■ **Job**:
Please repeat all of the lines that follow, exactly as written.

..........

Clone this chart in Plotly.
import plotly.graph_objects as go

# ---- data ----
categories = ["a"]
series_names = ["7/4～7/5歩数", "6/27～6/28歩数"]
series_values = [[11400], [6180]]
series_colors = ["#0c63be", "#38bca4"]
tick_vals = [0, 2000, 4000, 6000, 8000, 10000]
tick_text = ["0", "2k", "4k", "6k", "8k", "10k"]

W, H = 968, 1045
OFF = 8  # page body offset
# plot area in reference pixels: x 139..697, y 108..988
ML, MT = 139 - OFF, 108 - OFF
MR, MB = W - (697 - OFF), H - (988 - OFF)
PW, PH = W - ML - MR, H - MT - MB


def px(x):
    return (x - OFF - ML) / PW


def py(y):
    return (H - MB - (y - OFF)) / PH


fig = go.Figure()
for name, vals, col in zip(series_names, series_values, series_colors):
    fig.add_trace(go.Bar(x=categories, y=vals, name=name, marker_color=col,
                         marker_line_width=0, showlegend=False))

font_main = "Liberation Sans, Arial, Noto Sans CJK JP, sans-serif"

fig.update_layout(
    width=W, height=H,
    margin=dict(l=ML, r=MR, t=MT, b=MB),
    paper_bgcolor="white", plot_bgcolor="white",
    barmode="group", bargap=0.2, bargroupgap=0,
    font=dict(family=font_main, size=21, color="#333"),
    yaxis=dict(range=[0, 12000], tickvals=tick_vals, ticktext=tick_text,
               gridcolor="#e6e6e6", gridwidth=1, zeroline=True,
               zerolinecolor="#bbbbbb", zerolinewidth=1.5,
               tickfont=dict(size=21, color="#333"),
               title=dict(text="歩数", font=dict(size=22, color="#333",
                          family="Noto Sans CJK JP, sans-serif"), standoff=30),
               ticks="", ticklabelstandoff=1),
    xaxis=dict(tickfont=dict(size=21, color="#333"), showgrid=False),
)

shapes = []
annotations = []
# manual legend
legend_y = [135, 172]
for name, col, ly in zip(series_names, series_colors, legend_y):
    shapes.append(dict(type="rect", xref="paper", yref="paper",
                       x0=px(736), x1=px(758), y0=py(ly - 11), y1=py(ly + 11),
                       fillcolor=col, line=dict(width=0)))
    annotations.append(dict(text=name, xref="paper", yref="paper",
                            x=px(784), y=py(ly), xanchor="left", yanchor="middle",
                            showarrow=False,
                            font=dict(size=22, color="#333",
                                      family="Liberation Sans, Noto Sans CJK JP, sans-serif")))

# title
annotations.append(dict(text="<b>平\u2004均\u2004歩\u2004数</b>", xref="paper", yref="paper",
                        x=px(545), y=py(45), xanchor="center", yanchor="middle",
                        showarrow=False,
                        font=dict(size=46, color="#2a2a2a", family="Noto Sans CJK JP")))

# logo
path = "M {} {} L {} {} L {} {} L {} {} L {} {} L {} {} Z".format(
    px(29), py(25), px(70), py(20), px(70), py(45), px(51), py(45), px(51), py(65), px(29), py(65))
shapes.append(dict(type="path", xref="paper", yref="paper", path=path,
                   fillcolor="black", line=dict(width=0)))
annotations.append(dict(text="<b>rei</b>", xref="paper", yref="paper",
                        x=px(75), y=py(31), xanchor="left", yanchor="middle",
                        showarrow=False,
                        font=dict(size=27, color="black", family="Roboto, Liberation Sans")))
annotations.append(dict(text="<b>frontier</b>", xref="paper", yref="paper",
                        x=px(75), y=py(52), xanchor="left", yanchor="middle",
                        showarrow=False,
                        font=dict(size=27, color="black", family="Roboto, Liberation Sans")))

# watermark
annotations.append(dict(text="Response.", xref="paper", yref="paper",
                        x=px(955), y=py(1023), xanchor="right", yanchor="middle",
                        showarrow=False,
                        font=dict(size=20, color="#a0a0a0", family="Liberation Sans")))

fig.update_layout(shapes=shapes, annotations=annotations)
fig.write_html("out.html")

..........

■ **Output of the exercise**:
Clone this chart in Plotly.
import plotly.graph_objects as go

# ---- data ----
categories = ["a"]
series_names = ["7/4～7/5歩数", "6/27～6/28歩数"]
series_values = [[11400], [6180]]
series_colors = ["#0c63be", "#38bca4"]
tick_vals = [0, 2000, 4000, 6000, 8000, 10000]
tick_text = ["0", "2k", "4k", "6k", "8k", "10k"]

W, H = 968, 1045
OFF = 8  # page body offset
# plot area in reference pixels: x 139..697, y 108..988
ML, MT = 139 - OFF, 108 - OFF
MR, MB = W - (697 - OFF), H - (988 - OFF)
PW, PH = W - ML - MR, H - MT - MB


def px(x):
    return (x - OFF - ML) / PW


def py(y):
    return (H - MB - (y - OFF)) / PH


fig = go.Figure()
for name, vals, col in zip(series_names, series_values, series_colors):
    fig.add_trace(go.Bar(x=categories, y=vals, name=name, marker_color=col,
                         marker_line_width=0, showlegend=False))

font_main = "Liberation Sans, Arial, Noto Sans CJK JP, sans-serif"

fig.update_layout(
    width=W, height=H,
    margin=dict(l=ML, r=MR, t=MT, b=MB),
    paper_bgcolor="white", plot_bgcolor="white",
    barmode="group", bargap=0.2, bargroupgap=0,
    font=dict(family=font_main, size=21, color="#333"),
    yaxis=dict(range=[0, 12000], tickvals=tick_vals, ticktext=tick_text,
               gridcolor="#e6e6e6", gridwidth=1, zeroline=True,
               zerolinecolor="#bbbbbb", zerolinewidth=1.5,
               tickfont=dict(size=21, color="#333"),
               title=dict(text="歩数", font=dict(size=22, color="#333",
                          family="Noto Sans CJK JP, sans-serif"), standoff=30),
               ticks="", ticklabelstandoff=1),
    xaxis=dict(tickfont=dict(size=21, color="#333"), showgrid=False),
)

shapes = []
annotations = []
# manual legend
legend_y = [135, 172]
for name, col, ly in zip(series_names, series_colors, legend_y):
    shapes.append(dict(type="rect", xref="paper", yref="paper",
                       x0=px(736), x1=px(758), y0=py(ly - 11), y1=py(ly + 11),
                       fillcolor=col, line=dict(width=0)))
    annotations.append(dict(text=name, xref="paper", yref="paper",
                            x=px(784), y=py(ly), xanchor="left", yanchor="middle",
                            showarrow=False,
                            font=dict(size=22, color="#333",
                                      family="Liberation Sans, Noto Sans CJK JP, sans-serif")))

# title
annotations.append(dict(text="<b>平\u2004均\u2004歩\u2004数</b>", xref="paper", yref="paper",
                        x=px(545), y=py(45), xanchor="center", yanchor="middle",
                        showarrow=False,
                        font=dict(size=46, color="#2a2a2a", family="Noto Sans CJK JP")))

# logo
path = "M {} {} L {} {} L {} {} L {} {} L {} {} L {} {} Z".format(
    px(29), py(25), px(70), py(20), px(70), py(45), px(51), py(45), px(51), py(65), px(29), py(65))
shapes.append(dict(type="path", xref="paper", yref="paper", path=path,
                   fillcolor="black", line=dict(width=0)))
annotations.append(dict(text="<b>rei</b>", xref="paper", yref="paper",
                        x=px(75), y=py(31), xanchor="left", yanchor="middle",
                        showarrow=False,
                        font=dict(size=27, color="black", family="Roboto, Liberation Sans")))
annotations.append(dict(text="<b>frontier</b>", xref="paper", yref="paper",
                        x=px(75), y=py(52), xanchor="left", yanchor="middle",
                        showarrow=False,
                        font=dict(size=27, color="black", family="Roboto, Liberation Sans")))

# watermark
annotations.append(dict(text="Response.", xref="paper", yref="paper",
                        x=px(955), y=py(1023), xanchor="right", yanchor="middle",
                        showarrow=False,
                        font=dict(size=20, color="#a0a0a0", family="Liberation Sans")))

fig.update_layout(shapes=shapes, annotations=annotations)
fig.write_html("out.html")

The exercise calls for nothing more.